%%
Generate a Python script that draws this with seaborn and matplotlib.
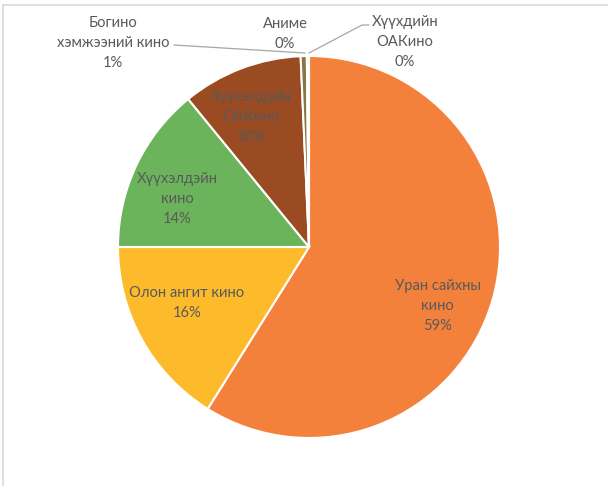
import numpy as np
import matplotlib
matplotlib.use("Agg")
import matplotlib.pyplot as plt
import seaborn as sns
from matplotlib.lines import Line2D

categories = ["Уран сайхны кино", "Олон ангит кино", "Хүүхэлдэйн кино",
              "Хүүхэлдэйн ОАКино", "Богино хэмжээний кино", "Аниме", "Хүүхдийн ОАКино"]
values = [58.9, 16.1, 14.1, 10.2, 0.52, 0.09, 0.09]
display_names = ["Уран сайхны\nкино", "Олон ангит кино", "Хүүхэлдэйн\nкино",
                 "Хүүхэлдэйн\nОАКино", "Богино\nхэмжээний кино", "Аниме", "Хүүхдийн\nОАКино"]
colors = ["#F4813B", "#FDBB2B", "#6BB45C", "#9B4B22", "#8A7442", "#A5A5A5", "#5B9BD5"]

sns.set_theme(style="white")
plt.rcParams['font.family'] = ['Lato', 'DejaVu Sans']

W, H = 608, 486
fig = plt.figure(figsize=(W / 100, H / 100), dpi=100)
ax = fig.add_axes([0, 0, 1, 1])
cx, cy, R = 309, 247, 191

wedges, _ = ax.pie(values, colors=colors, startangle=90, counterclock=False,
                   radius=1.0, center=(0, 0), frame=True,
                   wedgeprops=dict(edgecolor="white", linewidth=1.5))
ax.set_xlim(-cx / R, (W - cx) / R)
ax.set_ylim(-(H - cy) / R, cy / R)
ax.axis("off")

total = sum(values)
pcts = [f"{round(v / total * 100):.0f}%" for v in values]
txtc = "#595959"
fs = 10.6
ls = 1.55

def px(x, y):
    return ((x - cx) / R, (cy - y) / R)

# inside labels
inner_r = [0.70, 0.72, 0.72, 0.74]
offsets = [(0, -0.115), (-0.01, 0.055), (-0.04, -0.055), (-0.04, -0.01)]
for i in range(4):
    w = wedges[i]
    mid = np.deg2rad((w.theta1 + w.theta2) / 2)
    x = inner_r[i] * np.cos(mid) + offsets[i][0]
    y = inner_r[i] * np.sin(mid) + offsets[i][1]
    ax.text(x, y, f"{display_names[i]}\n{pcts[i]}", ha="center", va="center",
            fontsize=fs, color=txtc, linespacing=ls)

# outside labels
ax.text(*px(113, 43), f"{display_names[4]}\n{pcts[4]}", ha="center", va="center",
        fontsize=fs, color=txtc, linespacing=ls)
ax.text(*px(285, 34), f"{display_names[5]}\n{pcts[5]}", ha="center", va="center",
        fontsize=fs, color=txtc, linespacing=ls)
ax.text(*px(405, 42), f"{display_names[6]}\n{pcts[6]}", ha="center", va="center",
        fontsize=fs, color=txtc, linespacing=ls)

# leader lines
lc = "#A6A6A6"
p1, p2 = px(174, 45), px(305, 53)
ax.plot([p1[0], p2[0]], [p1[1], p2[1]], color=lc, lw=0.9)
q1, q2, q3 = px(369, 25), px(362, 25), px(309, 53)
ax.plot([q1[0], q2[0], q3[0]], [q1[1], q2[1], q3[1]], color=lc, lw=0.9)

# chart frame (cropped)
fig.add_artist(Line2D([2.5 / W, 1], [1 - 5.5 / H, 1 - 5.5 / H], color="#D9D9D9", lw=1.2,
                      transform=fig.transFigure))
fig.add_artist(Line2D([2.5 / W, 2.5 / W], [0, 1 - 5.5 / H], color="#D9D9D9", lw=1.2,
                      transform=fig.transFigure))

fig.savefig("out.png", dpi=100, facecolor="white")
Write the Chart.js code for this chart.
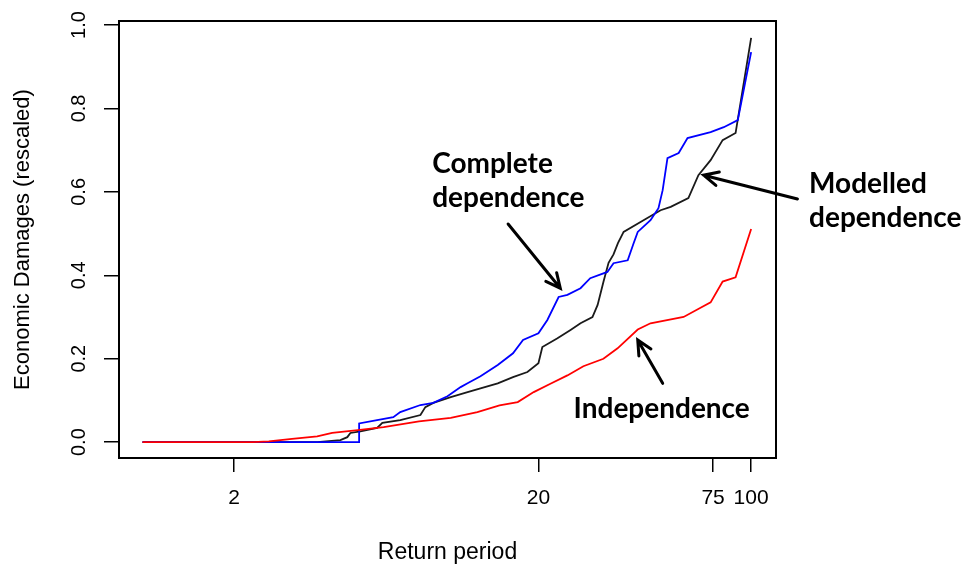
%%
◆ **Exercise task**
Pictures stay out. Print the data exactly, from its first line through the line containing "cx, cy, R = 309, 247, 191".

◆ **Problem solution**
Generate a Python script that draws this with seaborn and matplotlib.
import numpy as np
import matplotlib
matplotlib.use("Agg")
import matplotlib.pyplot as plt
import seaborn as sns
from matplotlib.lines import Line2D

categories = ["Уран сайхны кино", "Олон ангит кино", "Хүүхэлдэйн кино",
              "Хүүхэлдэйн ОАКино", "Богино хэмжээний кино", "Аниме", "Хүүхдийн ОАКино"]
values = [58.9, 16.1, 14.1, 10.2, 0.52, 0.09, 0.09]
display_names = ["Уран сайхны\nкино", "Олон ангит кино", "Хүүхэлдэйн\nкино",
                 "Хүүхэлдэйн\nОАКино", "Богино\nхэмжээний кино", "Аниме", "Хүүхдийн\nОАКино"]
colors = ["#F4813B", "#FDBB2B", "#6BB45C", "#9B4B22", "#8A7442", "#A5A5A5", "#5B9BD5"]

sns.set_theme(style="white")
plt.rcParams['font.family'] = ['Lato', 'DejaVu Sans']

W, H = 608, 486
fig = plt.figure(figsize=(W / 100, H / 100), dpi=100)
ax = fig.add_axes([0, 0, 1, 1])
cx, cy, R = 309, 247, 191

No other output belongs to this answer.